Gartenstein-Ross: Hitchens draws an excellent analogy between Fascist and jihadist ideology, and offers a competent rebuttal to various pundits’ objections to comparing the two. However, the question Jamie posed is not whether “Islamofascism” is an appropriate polemical term, or whether it is fair to compare militant Islam to Fascism. Rather, he queried whether the term is “legitimate in terms of defining the enemy we face in the terror war”; indeed, some commentators now use the term this way. My contention is that as a definitional term applied to the enemy, “Islamofascism” is too imprecise and in some ways counterproductive.
Massoud: I define fascism as a totalitarian political ideology with an element of superiority. German fascism’s criterion of superiority was race. Islamic fascism’s criterion of superiority is religion. Otherwise both ideologies are practically identical.

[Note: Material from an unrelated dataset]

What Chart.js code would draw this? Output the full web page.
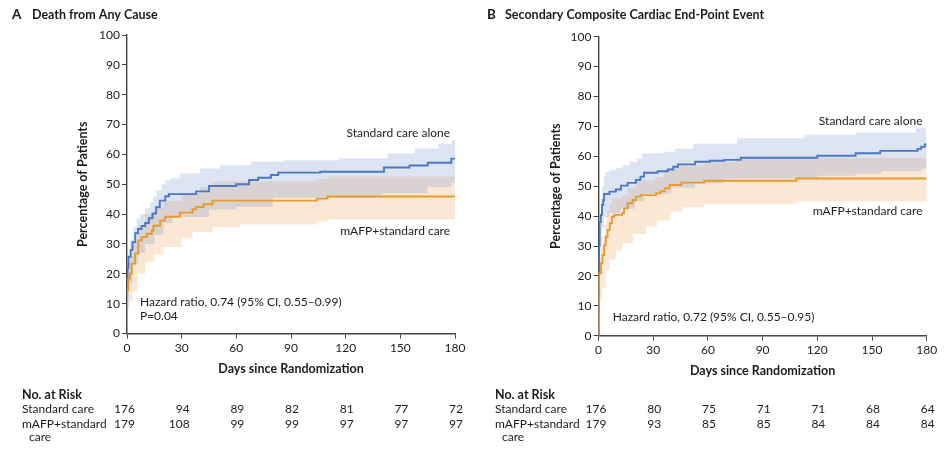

Mr. Gartenstein-Ross says “use of the term ‘Islamofascism’ makes it more difficult to work alongside moderate Muslims, who almost uniformly bristle at the phrase.” I couldn’t disagree more. As long as the user of the term makes a clear distinction between Islam and Islamofascism, moderate Muslims will not be offended by the term. And the ones who are offended are not moderate. In fact, moderate Muslims were the first to widely use this term to describe radicals in Algeria who murdered more than 100,000 of moderate Muslims.